Plotting code records:
--- Begin ---

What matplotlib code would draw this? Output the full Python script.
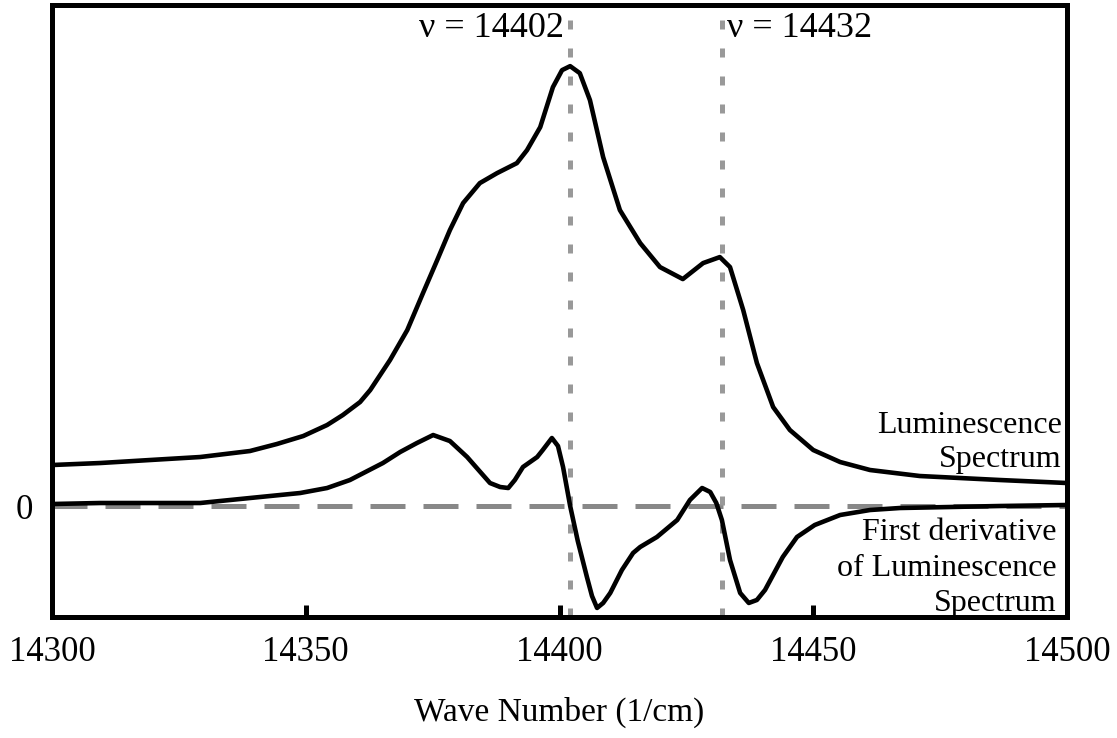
import matplotlib
matplotlib.use("Agg")
import matplotlib.pyplot as plt

plt.rcParams['font.family'] = ['Liberation Serif', 'DejaVu Serif']

# luminescence spectrum (arbitrary units)
lum_x = [14300, 14309.5, 14319.3, 14329.2, 14339, 14344.3, 14349.5, 14354.2, 14357.3,
         14360.7, 14362.7, 14366.6, 14370, 14373.1, 14375.9, 14378.4, 14381, 14384.3,
         14387.7, 14391.6, 14393.6, 14396.2, 14398.7, 14400.5, 14402.1, 14404, 14406,
         14408.6, 14411.9, 14415.9, 14419.8, 14424.3, 14428.3, 14431.6, 14433.6,
         14436.2, 14438.9, 14442.1, 14445.4, 14450, 14455.3, 14461.2, 14471, 14478.9,
         14486.8, 14500]
lum_y = [0.41, 0.43, 0.46, 0.49, 0.55, 0.62, 0.70, 0.81, 0.91,
         1.04, 1.16, 1.46, 1.76, 2.13, 2.46, 2.76, 3.03, 3.23,
         3.33, 3.43, 3.56, 3.79, 4.19, 4.36, 4.40, 4.33, 4.06,
         3.49, 2.96, 2.63, 2.39, 2.27, 2.43, 2.49, 2.39,
         1.96, 1.43, 0.99, 0.76, 0.56, 0.44, 0.36, 0.30, 0.28,
         0.26, 0.23]

# first derivative of the spectrum
der_x = [14300, 14309.5, 14319.3, 14329.2, 14339, 14348.9, 14354.2, 14358.7, 14365.2,
         14368.6, 14371.9, 14375.1, 14378.4, 14381.8, 14383.7, 14386.3, 14388.3, 14389.9,
         14391.2, 14392.8, 14395.6, 14396.7, 14398.5, 14399.7, 14400.7, 14402.1, 14403.6,
         14405.4, 14406.4, 14407.4, 14408.6, 14410, 14412.3, 14414.5, 14415.9, 14419.2,
         14423.2, 14425.7, 14428.1, 14429.7, 14430.9, 14432, 14433.6, 14435.6, 14437.3,
         14438.9, 14440.5, 14444, 14446.8, 14450.3, 14455.3, 14461.2, 14467.1, 14477,
         14486.8, 14500]
der_y = [0.02, 0.03, 0.03, 0.03, 0.08, 0.13, 0.18, 0.26, 0.43,
         0.54, 0.63, 0.71, 0.65, 0.49, 0.38, 0.23, 0.19, 0.18,
         0.26, 0.39, 0.49, 0.56, 0.68, 0.60, 0.39, 0.00, -0.35,
         -0.71, -0.90, -1.02, -0.97, -0.87, -0.64, -0.47, -0.41, -0.31,
         -0.14, 0.06, 0.18, 0.14, 0.03, -0.14, -0.54, -0.87, -0.97,
         -0.94, -0.84, -0.51, -0.31, -0.19, -0.09, -0.04, -0.02, -0.01,
         0.00, 0.01]

peaks = [14402, 14432]
xticks = [14300, 14350, 14400, 14450, 14500]

fig = plt.figure(figsize=(11.17, 7.38), dpi=100)
ax = fig.add_axes([0.0466, 0.164, 0.9086, 0.829])

ax.axhline(0, color='#888888', lw=3.6, dashes=(7, 3.6), zorder=1)
for p in peaks:
    ax.axvline(p, color='#999999', lw=3.6, dashes=(1.8, 3.8), zorder=1)

ax.plot(lum_x, lum_y, color='black', lw=3.3, zorder=2,
        solid_joinstyle='round', solid_capstyle='round')
ax.plot(der_x, der_y, color='black', lw=3.3, zorder=2,
        solid_joinstyle='round', solid_capstyle='round')

ax.set_xlim(14300, 14500)
ax.set_ylim(-1.11, 5.01)

for s in ax.spines.values():
    s.set_linewidth(3.6)

ax.set_xticks(xticks)
ax.set_xticklabels([str(t) for t in xticks])
ax.tick_params(axis='x', direction='in', length=9, width=3.6, pad=14, labelsize=25)
ax.set_yticks([0])
ax.set_yticklabels(['0'])
ax.tick_params(axis='y', length=0, pad=14, labelsize=25)
ax.set_xlabel('Wave Number (1/cm)', fontsize=24, labelpad=20)

ax.annotate('ν = 14402', xy=(peaks[0], 4.78), xytext=(-4, 0), textcoords='offset points',
            ha='right', va='center', fontsize=26)
ax.annotate('ν = 14432', xy=(peaks[1], 4.78), xytext=(4, 0), textcoords='offset points',
            ha='left', va='center', fontsize=26)

ax.text(14499, 0.95, 'Luminescence\nSpectrum', ha='right', va='top',
        fontsize=23, linespacing=1.24)
ax.text(14498, -0.12, 'First derivative\nof Luminescence\nSpectrum', ha='right', va='top',
        fontsize=23, linespacing=1.3)

fig.savefig('out.png', dpi=100)
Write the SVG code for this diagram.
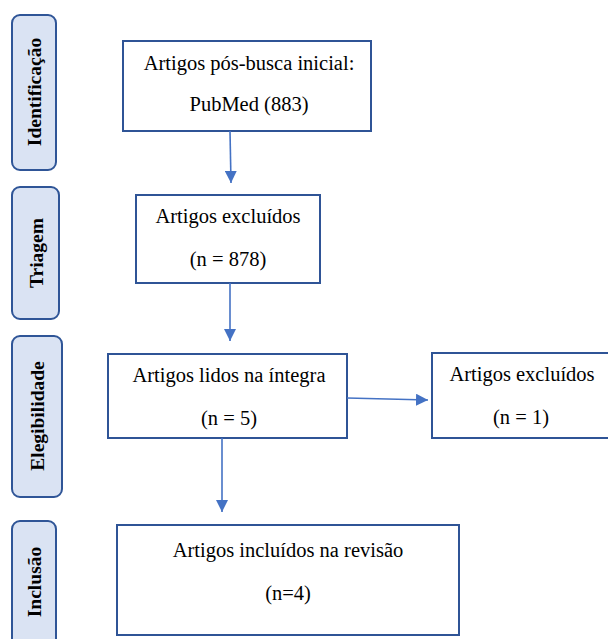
<svg xmlns="http://www.w3.org/2000/svg" width="608" height="639" viewBox="0 0 608 639">
<style>
.side{fill:#dae3f3;stroke:#2f5597;stroke-width:2}
.sl{font-family:"Liberation Serif",serif;font-weight:bold;font-size:19.5px;fill:#000;text-anchor:middle}
.box{fill:#fff;stroke:#2f5496;stroke-width:2}
.t{font-family:"Liberation Serif",serif;font-size:20.5px;fill:#000;text-anchor:middle}
.c{stroke:#4472c4;stroke-width:1.6;fill:none}
</style>
<defs>
<marker id="ah" viewBox="0 0 10 10" refX="10" refY="5" markerWidth="12" markerHeight="12" markerUnits="userSpaceOnUse" orient="auto">
<path d="M0,0L10,5L0,10z" fill="#4472c4"/>
</marker>
</defs>
<rect x="0" y="0" width="608" height="639" fill="#fff"/>
<g id="side-identificacao"><rect class="side" x="12" y="15" width="44" height="155" rx="8"/><text class="sl" transform="translate(41,92) rotate(-90)">Identificação</text></g>
<g id="side-triagem"><rect class="side" x="12" y="187" width="47" height="132" rx="8"/><text class="sl" transform="translate(43,253) rotate(-90)">Triagem</text></g>
<g id="side-elegibilidade"><rect class="side" x="12" y="336" width="50" height="161" rx="8"/><text class="sl" transform="translate(44,416) rotate(-90)">Elegibilidade</text></g>
<g id="side-inclusao"><rect class="side" x="12" y="521" width="44" height="130" rx="8"/><text class="sl" transform="translate(41,582) rotate(-90)">Inclusão</text></g>
<g id="n1"><rect class="box" x="123" y="41" width="248" height="90"/><text class="t" x="249" y="70">Artigos pós-busca inicial:</text><text class="t" x="249" y="111">PubMed (883)</text></g>
<g id="n2"><rect class="box" x="136" y="195" width="184" height="88"/><text class="t" x="228" y="223">Artigos excluídos</text><text class="t" x="228" y="266">(n = 878)</text></g>
<g id="n3"><rect class="box" x="108" y="354" width="239" height="84"/><text class="t" x="229" y="382">Artigos lidos na íntegra</text><text class="t" x="229" y="425">(n = 5)</text></g>
<g id="n4"><rect class="box" x="432" y="353" width="180" height="85"/><text class="t" x="522" y="381">Artigos excluídos</text><text class="t" x="521" y="424">(n = 1)</text></g>
<g id="n5"><rect class="box" x="117" y="525" width="342" height="110"/><text class="t" x="288" y="557">Artigos incluídos na revisão</text><text class="t" x="288" y="600">(n=4)</text></g>
<g id="connectors">
<line class="c" x1="230" y1="131" x2="231" y2="183" marker-end="url(#ah)"/>
<line class="c" x1="230" y1="283" x2="230" y2="341" marker-end="url(#ah)"/>
<line class="c" x1="347" y1="398" x2="428" y2="400" marker-end="url(#ah)"/>
<line class="c" x1="222" y1="438" x2="222" y2="512" marker-end="url(#ah)"/>
</g>
</svg>
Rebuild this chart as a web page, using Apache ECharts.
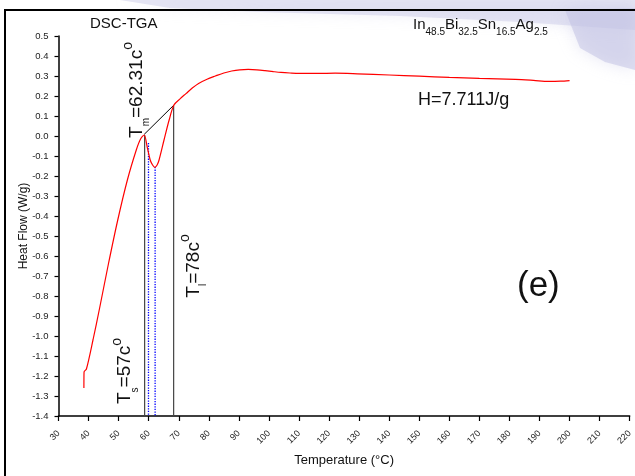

--- End ---

Set task - Repeat the material above in full and exactly, apart from the pictures.

Answer to the task -
What matplotlib code would draw this? Output the full Python script.
import matplotlib
matplotlib.use("Agg")
import matplotlib.pyplot as plt

plt.rcParams['font.family'] = ['Liberation Serif', 'DejaVu Serif']

# luminescence spectrum (arbitrary units)
lum_x = [14300, 14309.5, 14319.3, 14329.2, 14339, 14344.3, 14349.5, 14354.2, 14357.3,
         14360.7, 14362.7, 14366.6, 14370, 14373.1, 14375.9, 14378.4, 14381, 14384.3,
         14387.7, 14391.6, 14393.6, 14396.2, 14398.7, 14400.5, 14402.1, 14404, 14406,
         14408.6, 14411.9, 14415.9, 14419.8, 14424.3, 14428.3, 14431.6, 14433.6,
         14436.2, 14438.9, 14442.1, 14445.4, 14450, 14455.3, 14461.2, 14471, 14478.9,
         14486.8, 14500]
lum_y = [0.41, 0.43, 0.46, 0.49, 0.55, 0.62, 0.70, 0.81, 0.91,
         1.04, 1.16, 1.46, 1.76, 2.13, 2.46, 2.76, 3.03, 3.23,
         3.33, 3.43, 3.56, 3.79, 4.19, 4.36, 4.40, 4.33, 4.06,
         3.49, 2.96, 2.63, 2.39, 2.27, 2.43, 2.49, 2.39,
         1.96, 1.43, 0.99, 0.76, 0.56, 0.44, 0.36, 0.30, 0.28,
         0.26, 0.23]

# first derivative of the spectrum
der_x = [14300, 14309.5, 14319.3, 14329.2, 14339, 14348.9, 14354.2, 14358.7, 14365.2,
         14368.6, 14371.9, 14375.1, 14378.4, 14381.8, 14383.7, 14386.3, 14388.3, 14389.9,
         14391.2, 14392.8, 14395.6, 14396.7, 14398.5, 14399.7, 14400.7, 14402.1, 14403.6,
         14405.4, 14406.4, 14407.4, 14408.6, 14410, 14412.3, 14414.5, 14415.9, 14419.2,
         14423.2, 14425.7, 14428.1, 14429.7, 14430.9, 14432, 14433.6, 14435.6, 14437.3,
         14438.9, 14440.5, 14444, 14446.8, 14450.3, 14455.3, 14461.2, 14467.1, 14477,
         14486.8, 14500]
der_y = [0.02, 0.03, 0.03, 0.03, 0.08, 0.13, 0.18, 0.26, 0.43,
         0.54, 0.63, 0.71, 0.65, 0.49, 0.38, 0.23, 0.19, 0.18,
         0.26, 0.39, 0.49, 0.56, 0.68, 0.60, 0.39, 0.00, -0.35,
         -0.71, -0.90, -1.02, -0.97, -0.87, -0.64, -0.47, -0.41, -0.31,
         -0.14, 0.06, 0.18, 0.14, 0.03, -0.14, -0.54, -0.87, -0.97,
         -0.94, -0.84, -0.51, -0.31, -0.19, -0.09, -0.04, -0.02, -0.01,
         0.00, 0.01]

peaks = [14402, 14432]
xticks = [14300, 14350, 14400, 14450, 14500]

fig = plt.figure(figsize=(11.17, 7.38), dpi=100)
ax = fig.add_axes([0.0466, 0.164, 0.9086, 0.829])

ax.axhline(0, color='#888888', lw=3.6, dashes=(7, 3.6), zorder=1)
for p in peaks:
    ax.axvline(p, color='#999999', lw=3.6, dashes=(1.8, 3.8), zorder=1)

ax.plot(lum_x, lum_y, color='black', lw=3.3, zorder=2,
        solid_joinstyle='round', solid_capstyle='round')
ax.plot(der_x, der_y, color='black', lw=3.3, zorder=2,
        solid_joinstyle='round', solid_capstyle='round')

ax.set_xlim(14300, 14500)
ax.set_ylim(-1.11, 5.01)

for s in ax.spines.values():
    s.set_linewidth(3.6)

ax.set_xticks(xticks)
ax.set_xticklabels([str(t) for t in xticks])
ax.tick_params(axis='x', direction='in', length=9, width=3.6, pad=14, labelsize=25)
ax.set_yticks([0])
ax.set_yticklabels(['0'])
ax.tick_params(axis='y', length=0, pad=14, labelsize=25)
ax.set_xlabel('Wave Number (1/cm)', fontsize=24, labelpad=20)

ax.annotate('ν = 14402', xy=(peaks[0], 4.78), xytext=(-4, 0), textcoords='offset points',
            ha='right', va='center', fontsize=26)
ax.annotate('ν = 14432', xy=(peaks[1], 4.78), xytext=(4, 0), textcoords='offset points',
            ha='left', va='center', fontsize=26)

ax.text(14499, 0.95, 'Luminescence\nSpectrum', ha='right', va='top',
        fontsize=23, linespacing=1.24)
ax.text(14498, -0.12, 'First derivative\nof Luminescence\nSpectrum', ha='right', va='top',
        fontsize=23, linespacing=1.3)

fig.savefig('out.png', dpi=100)
Write the SVG code for this diagram.
<svg xmlns="http://www.w3.org/2000/svg" width="608" height="639" viewBox="0 0 608 639">
<style>
.side{fill:#dae3f3;stroke:#2f5597;stroke-width:2}
.sl{font-family:"Liberation Serif",serif;font-weight:bold;font-size:19.5px;fill:#000;text-anchor:middle}
.box{fill:#fff;stroke:#2f5496;stroke-width:2}
.t{font-family:"Liberation Serif",serif;font-size:20.5px;fill:#000;text-anchor:middle}
.c{stroke:#4472c4;stroke-width:1.6;fill:none}
</style>
<defs>
<marker id="ah" viewBox="0 0 10 10" refX="10" refY="5" markerWidth="12" markerHeight="12" markerUnits="userSpaceOnUse" orient="auto">
<path d="M0,0L10,5L0,10z" fill="#4472c4"/>
</marker>
</defs>
<rect x="0" y="0" width="608" height="639" fill="#fff"/>
<g id="side-identificacao"><rect class="side" x="12" y="15" width="44" height="155" rx="8"/><text class="sl" transform="translate(41,92) rotate(-90)">Identificação</text></g>
<g id="side-triagem"><rect class="side" x="12" y="187" width="47" height="132" rx="8"/><text class="sl" transform="translate(43,253) rotate(-90)">Triagem</text></g>
<g id="side-elegibilidade"><rect class="side" x="12" y="336" width="50" height="161" rx="8"/><text class="sl" transform="translate(44,416) rotate(-90)">Elegibilidade</text></g>
<g id="side-inclusao"><rect class="side" x="12" y="521" width="44" height="130" rx="8"/><text class="sl" transform="translate(41,582) rotate(-90)">Inclusão</text></g>
<g id="n1"><rect class="box" x="123" y="41" width="248" height="90"/><text class="t" x="249" y="70">Artigos pós-busca inicial:</text><text class="t" x="249" y="111">PubMed (883)</text></g>
<g id="n2"><rect class="box" x="136" y="195" width="184" height="88"/><text class="t" x="228" y="223">Artigos excluídos</text><text class="t" x="228" y="266">(n = 878)</text></g>
<g id="n3"><rect class="box" x="108" y="354" width="239" height="84"/><text class="t" x="229" y="382">Artigos lidos na íntegra</text><text class="t" x="229" y="425">(n = 5)</text></g>
<g id="n4"><rect class="box" x="432" y="353" width="180" height="85"/><text class="t" x="522" y="381">Artigos excluídos</text><text class="t" x="521" y="424">(n = 1)</text></g>
<g id="n5"><rect class="box" x="117" y="525" width="342" height="110"/><text class="t" x="288" y="557">Artigos incluídos na revisão</text><text class="t" x="288" y="600">(n=4)</text></g>
<g id="connectors">
<line class="c" x1="230" y1="131" x2="231" y2="183" marker-end="url(#ah)"/>
<line class="c" x1="230" y1="283" x2="230" y2="341" marker-end="url(#ah)"/>
<line class="c" x1="347" y1="398" x2="428" y2="400" marker-end="url(#ah)"/>
<line class="c" x1="222" y1="438" x2="222" y2="512" marker-end="url(#ah)"/>
</g>
</svg>
Rebuild this chart as a web page, using Apache ECharts.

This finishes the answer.